I decide that I will attempt the grocery shopping before I pick up Superdaddy from work, if they aren't going to nap anyway, might as well. I give the older two notebooks with the 4 food groups written inside. I tell them they will need to keep track of what I buy in their nutrition journals and make sure we are being healthy. They LOVE the idea, and I love the idea that maybe they will be focusing on this instead of focusing on driving me nutso in the store. (It worked for about 2 isles and then the notebooks became swords! But hey, it was better than nothing!)
I go get Superdaddy from work (you'd think he could just FLY home, but hey, his royal carriage trekked on to pick him up.
We get home, I want to crash, but want Superman to unwind as well. So I fix dinner
Superman loves couple time, he is praising the Lord for it even as the picture is taken! And I get to sit! The day is finally coming to an end.
Keep in mind that even writing this I am still a momma! So I can't give full accounts of all that went on that day, I mean, I still have kids to feed, play with, be a trampoline for, love on, and encourage. So for times sake, i will leave you with the way I end my day, the same as I begin...
And there you have it!
Thursday, August 05, 2010
I have one month left before kindergarten starts. I'm nervous when I think that his education is in my hands. Everything he has to learn he needs to learn from the experiences I can give him. However, I'm excited that his education is in my hands. I'm excited that everything he has to learn he gets to learn from the experiences I can give him. And I am taking my anxieties to God. I've been reading an old textbook about the kindergarten experience, and although I may not have the same techniques, or teaching styles as some of the other homeschooling moms out there, I am picturing a great learning experience for the kids. I love how I can take my worries to God and I can see Him working in me to calm my nerves. As I read the book I have my highlighter and postits marking things I want to implement in the "learning experience"... but as I read, I am also getting tons of ideas and envisioning all kids of ways to teach this or that. So I jot them down inside the book. I never studied like this in school! I am enjoying it, looking forward to it, and praying over it! I've got a big job ahead of me, and although I see so many doing this homeschool journey, its new to me. I'm learning as well! I can't wait!
Tuesday, April 20, 2010
We had an incident in our home recently that God really used to speak to me. My 3 year old LOVES beads. She loves to organize things, and make patterns, so to give her a bag of tiny beads and a leather strap is like candy; A HUGE TREAT! So, I had been watching her for awhile and saw how she was very responsible with her beads, how she placed them in the perfect spot, kept them clean and orderly, and how she truly enjoyed the experience. So I went ahead and let her take the beads to nap time with her. Surely she would daintily make gorgeous necklaces, bracelets, and doze happily off to sleep. Instead at the end of nap time I enter her room where there is not one crevasse untouched by beads. She had scattered beads ALL OVER her room. Under her bed, in the corners, on toys, in her bed, in her pillow case... the beads were everywhere... NO jewelry in sight! I was SO disappointed! I trusted her! And deep down I went against my first feeling of not letting her in her room with the potential mess makers. I told her to begin cleaning up. To put the beads in a cup and bring them to me to dump into the bags. I left the room. Came back 10 minutes later and saw a crying crumbled mess... of a three year old. No beads picked up. I gave her another 10 minutes with a punishment looming over her if beads were not picked up. 10 minutes later it became very clear that the mess was too big for a 3 year old to clean up. I sat down with her, showed her where to begin and guided her in cleaning the big mess she had gotten herself into. Then it dawned on me. This is the way God deals with us many times in our lives. He gives us something, entrusts something that we think we love and adore only for us to mess it up, leaving ourselves in a crumbling mess wondering how we will ever get it cleaned up.

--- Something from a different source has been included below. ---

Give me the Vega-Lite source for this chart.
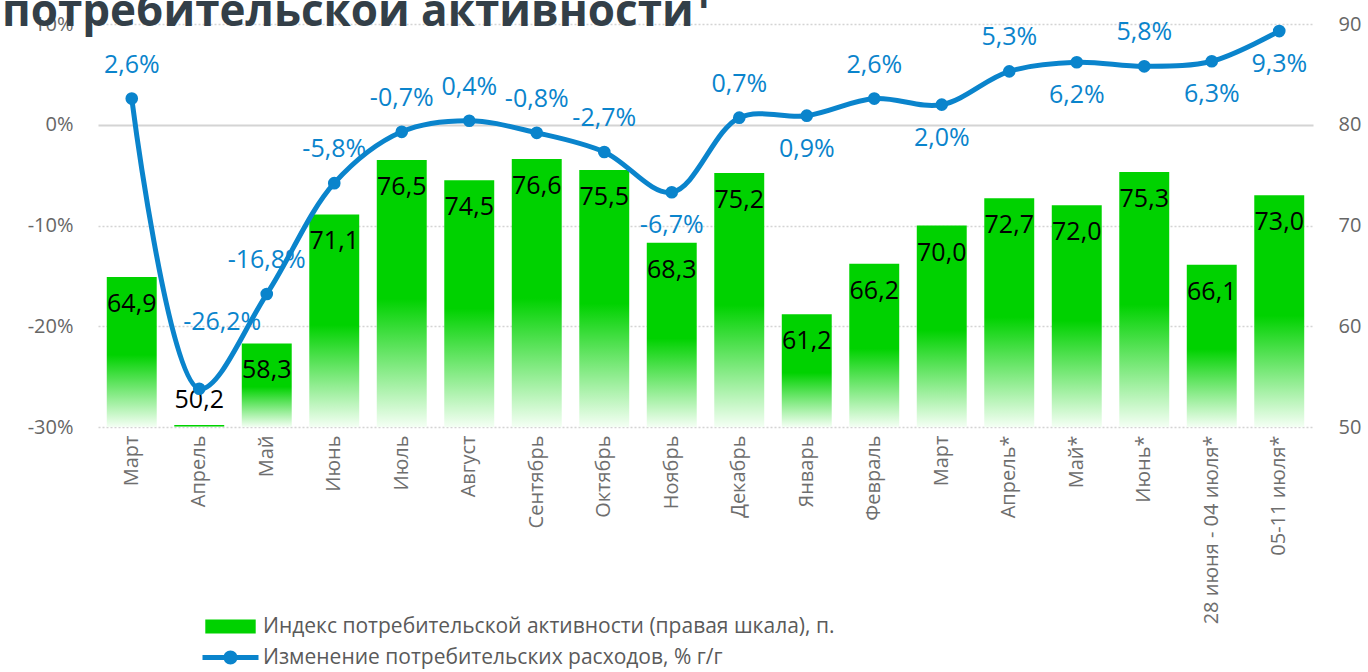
{
  "$schema": "https://vega.github.io/schema/vega-lite/v6.json",
  "width": 1215,
  "height": 403,
  "autosize": {"type": "none"},
  "padding": {"left": 98, "right": 55, "top": 24, "bottom": 245},
  "background": "#ffffff",
  "config": {
    "locale": {"number": {"decimal": ",", "thousands": " ", "grouping": [3], "currency": ["", " ₽"], "minus": "-"}},
    "view": {"stroke": null},
    "font": "Open Sans",
    "text": {"font": "Open Sans"}
  },
  "title": {
    "text": "потребительской активности¹",
    "anchor": "start",
    "frame": "group",
    "dx": -96,
    "offset": 0,
    "dy": 56,
    "baseline": "alphabetic",
    "fontSize": 44,
    "fontWeight": "bold",
    "color": "#333f48",
    "font": "Open Sans"
  },
  "data": {
    "values": [
      {"key": "Март|20", "activity": 64.9, "change": 0.026},
      {"key": "Апрель|20", "activity": 50.2, "change": -0.262},
      {"key": "Май|20", "activity": 58.3, "change": -0.168},
      {"key": "Июнь|20", "activity": 71.1, "change": -0.058},
      {"key": "Июль|20", "activity": 76.5, "change": -0.007},
      {"key": "Август|20", "activity": 74.5, "change": 0.004},
      {"key": "Сентябрь|20", "activity": 76.6, "change": -0.008},
      {"key": "Октябрь|20", "activity": 75.5, "change": -0.027},
      {"key": "Ноябрь|20", "activity": 68.3, "change": -0.067},
      {"key": "Декабрь|20", "activity": 75.2, "change": 0.007},
      {"key": "Январь|21", "activity": 61.2, "change": 0.009},
      {"key": "Февраль|21", "activity": 66.2, "change": 0.026},
      {"key": "Март|21", "activity": 70.0, "change": 0.020},
      {"key": "Апрель*|21", "activity": 72.7, "change": 0.053},
      {"key": "Май*|21", "activity": 72.0, "change": 0.062},
      {"key": "Июнь*|21", "activity": 75.3, "change": 0.058},
      {"key": "28 июня - 04 июля*|21", "activity": 66.1, "change": 0.063},
      {"key": "05-11 июля*|21", "activity": 73.0, "change": 0.093}
    ]
  },
  "layer": [
    {
      "encoding": {
        "x": {
          "field": "key", "type": "nominal", "sort": null,
          "scale": {"paddingInner": 0.26, "paddingOuter": 0.13},
          "axis": {
            "title": null, "labelAngle": -90, "labelPadding": 8, "labelFontSize": 20,
            "labelColor": "#6e6e6e", "labelFont": "Open Sans", "ticks": false, "domain": false,
            "labelLimit": 400, "labelOverlap": false, "zindex": 1,
            "labelExpr": "split(datum.value, '|')[0]"
          }
        },
        "y": {
          "field": "activity", "type": "quantitative",
          "scale": {"domain": [50, 90], "nice": false, "zero": false},
          "axis": {
            "orient": "right", "title": null, "values": [50, 60, 70, 80, 90],
            "grid": false, "domain": false, "ticks": false, "labelPadding": 25,
            "labelFontSize": 20, "labelColor": "#666666", "labelFont": "Open Sans"
          }
        }
      },
      "layer": [
        {
          "mark": {
            "type": "bar",
            "color": {"gradient": "linear", "x1": 0, "y1": 0, "x2": 0, "y2": 1,
              "stops": [{"offset": 0, "color": "#00d200"}, {"offset": 0.52, "color": "#00d200"}, {"offset": 1, "color": "#f4fff4"}]}
          },
          "encoding": {"y2": {"datum": 50}}
        },
        {
          "transform": [{"filter": "datum.activity >= 55"}],
          "mark": {"type": "text", "dy": 27, "baseline": "middle", "fontSize": 25, "color": "#000000"},
          "encoding": {"text": {"field": "activity", "type": "quantitative", "format": ".1f"}}
        },
        {
          "transform": [{"filter": "datum.activity < 55"}],
          "mark": {"type": "text", "dy": -25, "baseline": "middle", "fontSize": 25, "color": "#000000"},
          "encoding": {"text": {"field": "activity", "type": "quantitative", "format": ".1f"}}
        }
      ]
    },
    {
      "encoding": {
        "x": {"field": "key", "type": "nominal", "sort": null},
        "y": {
          "field": "change", "type": "quantitative",
          "scale": {"domain": [-0.3, 0.1], "nice": false, "zero": false},
          "axis": {
            "orient": "left", "title": null, "values": [-0.3, -0.2, -0.1, 0, 0.1], "format": ".0%",
            "grid": true, "gridColor": "#d4d4d4",
            "gridDash": {"condition": {"test": "datum.value === 0", "value": []}, "value": [2, 2]},
            "gridWidth": {"condition": {"test": "datum.value === 0", "value": 2}, "value": 1.5},
            "domain": false, "ticks": false, "labelPadding": 25,
            "labelFontSize": 20, "labelColor": "#666666", "labelFont": "Open Sans"
          }
        }
      },
      "layer": [
        {
          "mark": {"type": "line", "color": "#0a84cc", "strokeWidth": 5, "interpolate": "catmull-rom"}
        },
        {
          "mark": {"type": "circle", "size": 160, "opacity": 1},
          "encoding": {
            "fill": {
              "datum": "Изменение потребительских расходов, % г/г",
              "type": "nominal",
              "scale": {
                "domain": ["Индекс потребительской активности (правая шкала), п.", "Изменение потребительских расходов, % г/г"],
                "range": ["#00d200", "#0a84cc"]
              },
              "legend": {
                "title": null,
                "orient": "none",
                "legendX": 122,
                "legendY": 592,
                "direction": "vertical",
                "padding": 0,
                "symbolSize": 196,
                "symbolStrokeWidth": 0,
                "symbolOpacity": 1,
                "labelOffset": 22,
                "labelFontSize": 21,
                "labelColor": "#5a5a5a",
                "labelFont": "Open Sans",
                "labelLimit": 800,
                "rowPadding": 9,
                "encode": {
                  "symbols": {
                    "update": {
                      "shape": {"signal": "datum.index === 0 ? 'M-3.6,-1H3.6V1H-3.6Z' : 'M-4,-0.36H4V0.36H-4Z M-1,0 A1,1 0 1,1 1,0 A1,1 0 1,1 -1,0 Z'"},
                      "fill": [
                        {"test": "datum.index === 0", "value": {"gradient": "linear", "x1": 0, "y1": 0, "x2": 0, "y2": 1,
                          "stops": [{"offset": 0, "color": "#00d200"}, {"offset": 0.45, "color": "#00d200"}, {"offset": 1, "color": "#e0f8e0"}]}},
                        {"value": "#0a84cc"}
                      ],
                      "strokeWidth": {"value": 0}
                    }
                  }
                }
              }
            }
          }
        },
        {
          "transform": [{"filter": {"field": "key", "oneOf": ["Март|20", "Май|20", "Июнь|20", "Июль|20", "Август|20", "Сентябрь|20", "Октябрь|20", "Декабрь|20", "Февраль|21", "Апрель*|21", "Июнь*|21"]}}],
          "mark": {"type": "text", "dy": -34, "baseline": "middle", "fontSize": 25, "color": "#0a84cc"},
          "encoding": {"text": {"field": "change", "type": "quantitative", "format": ".1%"}}
        },
        {
          "transform": [{"filter": {"field": "key", "oneOf": ["Ноябрь|20", "Январь|21", "Март|21", "Май*|21", "28 июня - 04 июля*|21", "05-11 июля*|21"]}}],
          "mark": {"type": "text", "dy": 33, "baseline": "middle", "fontSize": 25, "color": "#0a84cc"},
          "encoding": {"text": {"field": "change", "type": "quantitative", "format": ".1%"}}
        },
        {
          "transform": [{"filter": {"field": "key", "oneOf": ["Апрель|20"]}}],
          "mark": {"type": "text", "dy": -67, "dx": 23, "baseline": "middle", "fontSize": 25, "color": "#0a84cc"},
          "encoding": {"text": {"field": "change", "type": "quantitative", "format": ".1%"}}
        }
      ]
    }
  ],
  "resolve": {"scale": {"y": "independent"}}
}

I did not clean up Lily's mess while she sat and watched. I showed her how to clean, I guided her in getting it done. I got to the pieces she couldn't reach alone. God won't come in and miraculously clean everything up. God is our biggest supporter when it comes to cleaning up our lives. He equips us, guides us, teaches us, and stays with us until the mess is cleaned up (and lingers even when its done!) He works deep within us to clean the mess that we can't get to. And reminds us when there is more to clean up.
There are many times in life that we get ourselves in a mess that we ourselves can not get out of. And what is our response? Do we crumble in a heaping sobbing pile and stare at the mess? Frown faced, broken spirit, helpless? Or do we cry out to God for help. Do we let our pride get in the way of receiving the help we need. Just as I sat beside Lily until every bead was picked up, God will do the same for you. He will be there, he will see it through the end. There are no beads left in her room. I do not have a looming punishment over her anymore. (God probably never had one!). But I guarantee she learned her lesson. She won't be scattering beads all over her room, the mess taught her it isn't a place she wants to be.
If we let God get us through, and let him teach us for the future we just may realize that it was no fun to be in the mess to begin with!